» Task instructions: Print all of the lines exactly. Any picture among them stays out.

» Provided data:
|---|
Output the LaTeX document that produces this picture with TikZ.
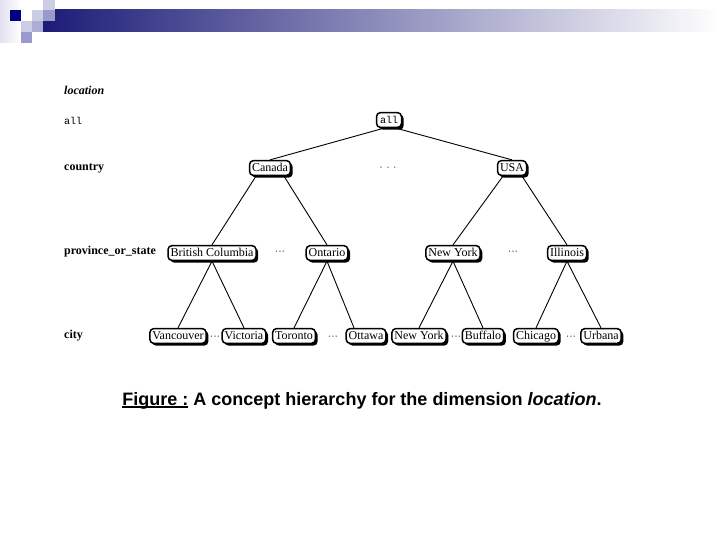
\documentclass[tikz,border=0pt]{standalone}
\usepackage{fontspec}
\setmainfont{Liberation Serif}
\setmonofont{Liberation Mono}
\newfontfamily\capfont{Liberation Sans}
\usetikzlibrary{calc}
\usetikzlibrary{shadows}
\definecolor{slidenavy}{RGB}{0,0,128}
\definecolor{slidebar}{RGB}{28,28,120}
\definecolor{slidemid}{RGB}{153,153,204}
\definecolor{slidelight}{RGB}{204,204,230}
\definecolor{slidepale}{RGB}{226,226,240}
\newcommand{\figline}[1]{\setbox0\hbox{#1}\rlap{\rule[-2.6pt]{\wd0}{1.6pt}}\box0\relax}
\newcommand{\gapdots}[1]{\textbullet\hspace{#1}\textbullet\hspace{#1}\textbullet}

\tikzset{
  concept/.style={draw, line width=1.5pt, rounded corners=4pt, fill=white,
    inner xsep=2.5pt, inner ysep=2pt, text height=9.2pt, text depth=1.6pt,
    font=\fontsize{12}{12}\selectfont,
    drop shadow={shadow xshift=2.2pt, shadow yshift=-2.2pt, opacity=1, fill=black}},
  tierlabel/.style={anchor=west, inner sep=0pt, font=\fontsize{12}{12}\selectfont\bfseries},
  dotsgap/.style={inner sep=0pt, text=black!75, font=\fontsize{5.5}{6}\selectfont},
  branch/.style={line width=0.9pt}
}

\begin{document}
\begin{tikzpicture}[x=1pt,y=-1pt]
  \useasboundingbox (0,0) rectangle (720,540);
  % slide decoration
  \shade [left color=slidepale, right color=white] (0,0) rectangle (21,43);
  \shade [left color=slidebar, right color=white] (43,10) rectangle (720,32);
  \fill [slidenavy] (10,10) rectangle (21,21);
  \fill [slidelight] (32,10) rectangle (43,21);
  \fill [slidelight] (43,0) rectangle (55,10);
  \fill [slidemid] (43,10) rectangle (55,21);
  \fill [slidelight] (21,21) rectangle (32,32);
  \fill [slidemid!80!white] (32,21) rectangle (43,32);
  \fill [slidemid] (21,32) rectangle (32,43);

  % level names
  \node [tierlabel, font=\fontsize{12}{12}\selectfont\bfseries\itshape] (llocation) at (64,90) {location};
  \node [tierlabel, font=\fontsize{10}{10}\selectfont\ttfamily] (lall) at (64,121) {all};
  \node [tierlabel] (lcountry) at (64,168) {country};
  \node [tierlabel] (lprov) at (64,252) {province\_or\_state};
  \node [tierlabel] (lcity) at (64,336) {city};

  % tree
  \node [concept, font=\fontsize{10}{10}\selectfont\ttfamily, inner xsep=3.5pt] (all) at (389,120) {all};
  \node [concept] (canada) at (270,168) {Canada};
  \node [dotsgap] (d0) at (388,168) {\gapdots{5pt}};
  \node [concept] (usa) at (512,168) {USA};

  \node [concept] (bc) at (212,253) {British Columbia};
  \node [dotsgap] (d1) at (280,252) {\gapdots{1.5pt}};
  \node [concept] (ontario) at (327,253) {Ontario};
  \node [concept] (ny) at (453,253) {New York};
  \node [dotsgap] (d2) at (513,252) {\gapdots{1.5pt}};
  \node [concept] (illinois) at (567,253) {Illinois};

  \node [concept] (vancouver) at (178,336) {Vancouver};
  \node [dotsgap] (d3) at (215,337) {\gapdots{1.5pt}};
  \node [concept] (victoria) at (244,336) {Victoria};
  \node [concept] (toronto) at (294,336) {Toronto};
  \node [dotsgap] (d4) at (333,337) {\gapdots{1.5pt}};
  \node [concept] (ottawa) at (366,336) {Ottawa};
  \node [concept] (nyc) at (419,336) {New York};
  \node [dotsgap] (d5) at (456,337) {\gapdots{1.5pt}};
  \node [concept] (buffalo) at (483,336) {Buffalo};
  \node [concept] (chicago) at (536,336) {Chicago};
  \node [dotsgap] (d6) at (571,337) {\gapdots{1.5pt}};
  \node [concept] (urbana) at (601,336) {Urbana};

  \draw [branch] ($(all.south)+(-5,0)$) -- (canada.north);
  \draw [branch] ($(all.south)+(7,0)$) -- (usa.north);
  \draw [branch] ($(canada.south)+(-14,0)$) -- (bc.north);
  \draw [branch] ($(canada.south)+(14,0)$) -- (ontario.north);
  \draw [branch] ($(usa.south)+(-9,0)$) -- (ny.north);
  \draw [branch] ($(usa.south)+(10,0)$) -- (illinois.north);
  \draw [branch] (bc.south) -- (vancouver.north);
  \draw [branch] (bc.south) -- (victoria.north);
  \draw [branch] (ontario.south) -- (toronto.north);
  \draw [branch] (ontario.south) -- ($(ottawa.north)+(-12,0)$);
  \draw [branch] (ny.south) -- (nyc.north);
  \draw [branch] (ny.south) -- (buffalo.north);
  \draw [branch] (illinois.south) -- (chicago.north);
  \draw [branch] (illinois.south) -- (urbana.north);

  \node [anchor=base, inner sep=0pt, font=\capfont\fontsize{18}{18}\selectfont\bfseries] (caption) at (362,405)
    {\figline{Figure :} A concept hierarchy for the dimension \textit{location}.};
\end{tikzpicture}
\end{document}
|---|
» Exercise result:
Output the LaTeX document that produces this picture with TikZ.
\documentclass[tikz,border=0pt]{standalone}
\usepackage{fontspec}
\setmainfont{Liberation Serif}
\setmonofont{Liberation Mono}
\newfontfamily\capfont{Liberation Sans}
\usetikzlibrary{calc}
\usetikzlibrary{shadows}
\definecolor{slidenavy}{RGB}{0,0,128}
\definecolor{slidebar}{RGB}{28,28,120}
\definecolor{slidemid}{RGB}{153,153,204}
\definecolor{slidelight}{RGB}{204,204,230}
\definecolor{slidepale}{RGB}{226,226,240}
\newcommand{\figline}[1]{\setbox0\hbox{#1}\rlap{\rule[-2.6pt]{\wd0}{1.6pt}}\box0\relax}
\newcommand{\gapdots}[1]{\textbullet\hspace{#1}\textbullet\hspace{#1}\textbullet}

\tikzset{
  concept/.style={draw, line width=1.5pt, rounded corners=4pt, fill=white,
    inner xsep=2.5pt, inner ysep=2pt, text height=9.2pt, text depth=1.6pt,
    font=\fontsize{12}{12}\selectfont,
    drop shadow={shadow xshift=2.2pt, shadow yshift=-2.2pt, opacity=1, fill=black}},
  tierlabel/.style={anchor=west, inner sep=0pt, font=\fontsize{12}{12}\selectfont\bfseries},
  dotsgap/.style={inner sep=0pt, text=black!75, font=\fontsize{5.5}{6}\selectfont},
  branch/.style={line width=0.9pt}
}

\begin{document}
\begin{tikzpicture}[x=1pt,y=-1pt]
  \useasboundingbox (0,0) rectangle (720,540);
  % slide decoration
  \shade [left color=slidepale, right color=white] (0,0) rectangle (21,43);
  \shade [left color=slidebar, right color=white] (43,10) rectangle (720,32);
  \fill [slidenavy] (10,10) rectangle (21,21);
  \fill [slidelight] (32,10) rectangle (43,21);
  \fill [slidelight] (43,0) rectangle (55,10);
  \fill [slidemid] (43,10) rectangle (55,21);
  \fill [slidelight] (21,21) rectangle (32,32);
  \fill [slidemid!80!white] (32,21) rectangle (43,32);
  \fill [slidemid] (21,32) rectangle (32,43);

  % level names
  \node [tierlabel, font=\fontsize{12}{12}\selectfont\bfseries\itshape] (llocation) at (64,90) {location};
  \node [tierlabel, font=\fontsize{10}{10}\selectfont\ttfamily] (lall) at (64,121) {all};
  \node [tierlabel] (lcountry) at (64,168) {country};
  \node [tierlabel] (lprov) at (64,252) {province\_or\_state};
  \node [tierlabel] (lcity) at (64,336) {city};

  % tree
  \node [concept, font=\fontsize{10}{10}\selectfont\ttfamily, inner xsep=3.5pt] (all) at (389,120) {all};
  \node [concept] (canada) at (270,168) {Canada};
  \node [dotsgap] (d0) at (388,168) {\gapdots{5pt}};
  \node [concept] (usa) at (512,168) {USA};

  \node [concept] (bc) at (212,253) {British Columbia};
  \node [dotsgap] (d1) at (280,252) {\gapdots{1.5pt}};
  \node [concept] (ontario) at (327,253) {Ontario};
  \node [concept] (ny) at (453,253) {New York};
  \node [dotsgap] (d2) at (513,252) {\gapdots{1.5pt}};
  \node [concept] (illinois) at (567,253) {Illinois};

  \node [concept] (vancouver) at (178,336) {Vancouver};
  \node [dotsgap] (d3) at (215,337) {\gapdots{1.5pt}};
  \node [concept] (victoria) at (244,336) {Victoria};
  \node [concept] (toronto) at (294,336) {Toronto};
  \node [dotsgap] (d4) at (333,337) {\gapdots{1.5pt}};
  \node [concept] (ottawa) at (366,336) {Ottawa};
  \node [concept] (nyc) at (419,336) {New York};
  \node [dotsgap] (d5) at (456,337) {\gapdots{1.5pt}};
  \node [concept] (buffalo) at (483,336) {Buffalo};
  \node [concept] (chicago) at (536,336) {Chicago};
  \node [dotsgap] (d6) at (571,337) {\gapdots{1.5pt}};
  \node [concept] (urbana) at (601,336) {Urbana};

  \draw [branch] ($(all.south)+(-5,0)$) -- (canada.north);
  \draw [branch] ($(all.south)+(7,0)$) -- (usa.north);
  \draw [branch] ($(canada.south)+(-14,0)$) -- (bc.north);
  \draw [branch] ($(canada.south)+(14,0)$) -- (ontario.north);
  \draw [branch] ($(usa.south)+(-9,0)$) -- (ny.north);
  \draw [branch] ($(usa.south)+(10,0)$) -- (illinois.north);
  \draw [branch] (bc.south) -- (vancouver.north);
  \draw [branch] (bc.south) -- (victoria.north);
  \draw [branch] (ontario.south) -- (toronto.north);
  \draw [branch] (ontario.south) -- ($(ottawa.north)+(-12,0)$);
  \draw [branch] (ny.south) -- (nyc.north);
  \draw [branch] (ny.south) -- (buffalo.north);
  \draw [branch] (illinois.south) -- (chicago.north);
  \draw [branch] (illinois.south) -- (urbana.north);

  \node [anchor=base, inner sep=0pt, font=\capfont\fontsize{18}{18}\selectfont\bfseries] (caption) at (362,405)
    {\figline{Figure :} A concept hierarchy for the dimension \textit{location}.};
\end{tikzpicture}
\end{document}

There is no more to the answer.